Maritime Activity Reports, Inc.

July 20, 2015

After 10 years of diplomatic negotiation, the UN P5+1 countries (the U.S., the U.K., France, China, Russia and Germany) reached an agreement to unwind economic sanctions on Iran in return for significant international control and surveillance over its nuclear activities. The deal will revive foreign investment in Iran, as Western IOCs renew pre-sanction projects, notes energy industry market research and consulting company Douglas-Westwood (DW), who adds Brent dropped $1.15 to $56.70/bbl on the back of the announcement, with markets fearing a worsening of the global supply glut.
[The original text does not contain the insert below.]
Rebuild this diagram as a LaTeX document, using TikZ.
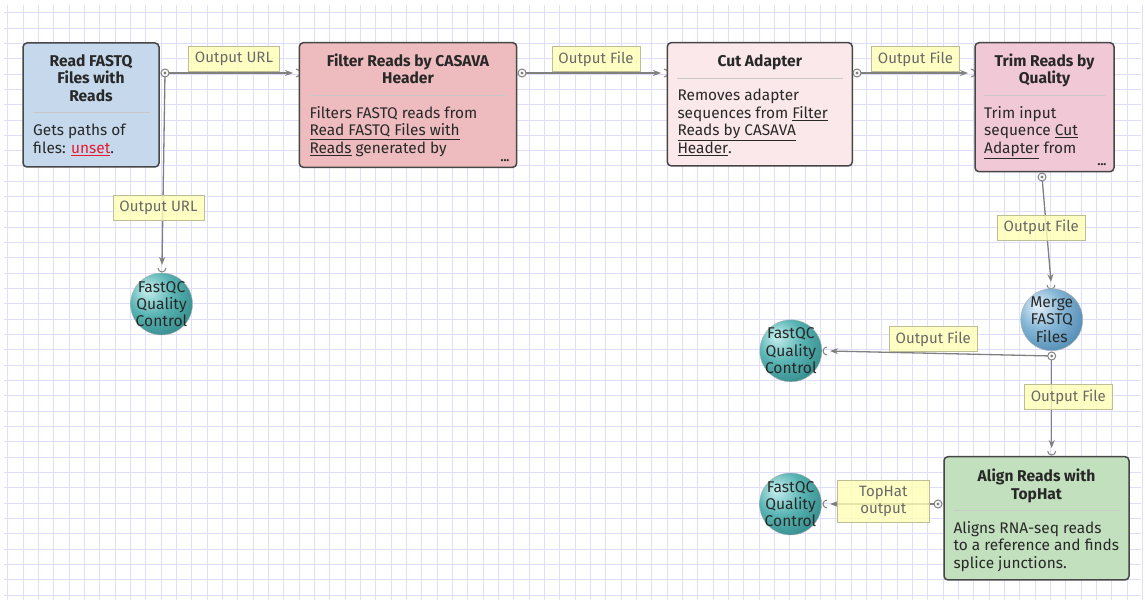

Iran holds the world’s fourth-largest oil reserves and second-largest gas reserves, while being the second largest OPEC producer after Saudi Arabia. In 2014 total Iranian production, heavily driven by gas and condensate production from the giant South Pars field, amounted to 6.7 mboe/d. During the sanction period, however, Iran had limited access to technology from the West and complex LNG export terminal projects stalled. Vast capital inflows will now be required to develop under-invested Iranian fields, however, due to the large reserves base, DW believes appetite to invest in Iran will be strong amongst major operators.

While no sanctions will be lifted before December, DW believes that Iranian liquids production will rise to a 2015 average of 3.5mb/d, based on pre-sanction production levels and available oil currently stored in storage tankers off Iran. Further production gains are expected as additional development phases of South Pars come onstream, while the removal of sanctions will clear supply bottle necks out of the Persian Gulf. IOC investment in the country’s huge potential will further boost production as sanctions are rolled back, though any new projects will see a lag of several years from lease acquisition to production phases.

Global oil prices have been weighed down in recent months by resilient U.S. production, record Saudi output, continued weakness on the demand side and the Grexit prospect. While commodity prices are unlikely to be aided by an opening of Iranian taps, the true tidal wave of Persian crude could be later rather than sooner, DW says.